People don’t realize how hard is to be a freelancer and have contracts. You’re just out there in the world without anything that keep you on earth. But I think it’s worth it. I plan to release an Instagram video about all the struggles of freelances and digital artists.

 

- What I found interesting is when you start sharing and trying to teach someone what you already know, you understand yourself better and you organize that informations for yourself and benefit from it as well.

 

- Exactly. When you teach someone to use Photoshop you’re just providing the tools hoping the people could create with them. They’re not stealing your job.

 

- Where do you find your inspirations?

 

- I find inspirations everywhere, I read a lot of designers’ books or look at magazines.

 

- Can you name the magazines?

 

- A lot of magazines online, even teen magazines. You can see what’s on trend and what people are talking about. You can have a trend of colors, or right now people are loving animal prints. Or on YouTube, most liked video is with a cat, you say cats are a thing so you creating with cats, and start engaging with what people are linking right now.

 

It’s not hard to engage with people now, because there’s tons of things online. If you have an audience or want to have one, just find out what your target is. When you give them what they want to see, then you start growing audience.

 

- I think it’s also important to find the sweet spot where it connects things that interest you and things that interest people.

 

- There’s a lot of people in the world, so even if you’re not into most popular thing, just do whatever you feel, because someone will like it. Just be yourself.

 

- Can you name few people that inspire you?

 

- Sure, Ted Chin, Luisa Azevedo, she’s been my huge inspiration and I love how she has grown and her editing is so good. Also Alexandria, I love to watch her tutorials on how she edits photos that she took herself. And the_life_of_aivax, she makes photos with her kids.

 

- What’s your biggest dream as an artist?

 

- I actually had a crisis few months ago. I was just crying and my dad asked me what’s wrong, I was just crying and couldn’t talk so I sad that I don’t know what I’m doing with my life and I don’t know where I’m going.
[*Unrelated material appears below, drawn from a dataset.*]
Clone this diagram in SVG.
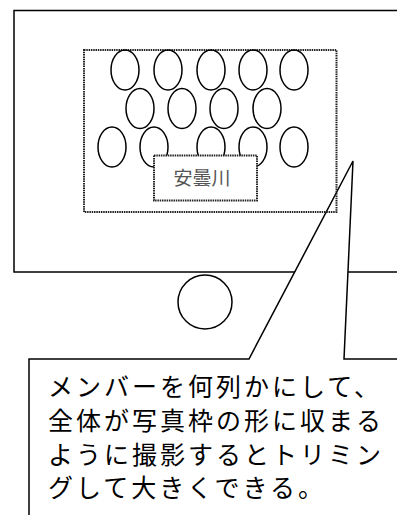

He told me to shut up and tell what’s going on - that’s what’s going on, I don’t know what’s going on, he said to tell him one thing that I wanna do fit he rest of my life, and as I love bagels I said that I want to eat bagels all over the world. He said “what? That’s the one thing you want to do for the rest of your life?” I said yes. So he said what do I need to do to to eat bagels all over the world, I said I need to travel, “What do you need to travel?”- “money” - “and how do you get money?” - “working” - “and what do you want to do for the rest of your life for money?” And I answered “I want to create”, “there you go” he said. It started as a stupid conversation about eating bagels, but he was right. Just do what you love and do it with passion. This happened a year ago and this year I travelled more than I have ever in my entire life. I ate bagels in 16 different cities this year.

 

- Have you been in Europe?

 

- I only have been in London, but I want to do an Europe trip.

 

- Thank you for sharing this story. I think every person should listen to it because every person, or at least artists, comes to this point of crying.

 

- Yeah, and it can be so frustrating when people say “it’s so expensive”, like you don’t know what I’ve been through to do this. Regardless of how much a computer, or Photoshop and all that stuff cost, my creativity has a price.

 

- What makes a good work of art?

 

- That the artist has made it with passion and not business. Like when people ask me to edit something for them, it just doesn’t feel the same way as if I created it because I felt it. When a work has a meaning to the artist, that’s the good work of art.

 

- It’s great when this passion translated to the viewer, when the viewer can relate.

 

- Or when they let you be when you create and do your thing. Sometimes it can be really hard as people use you to create what they want.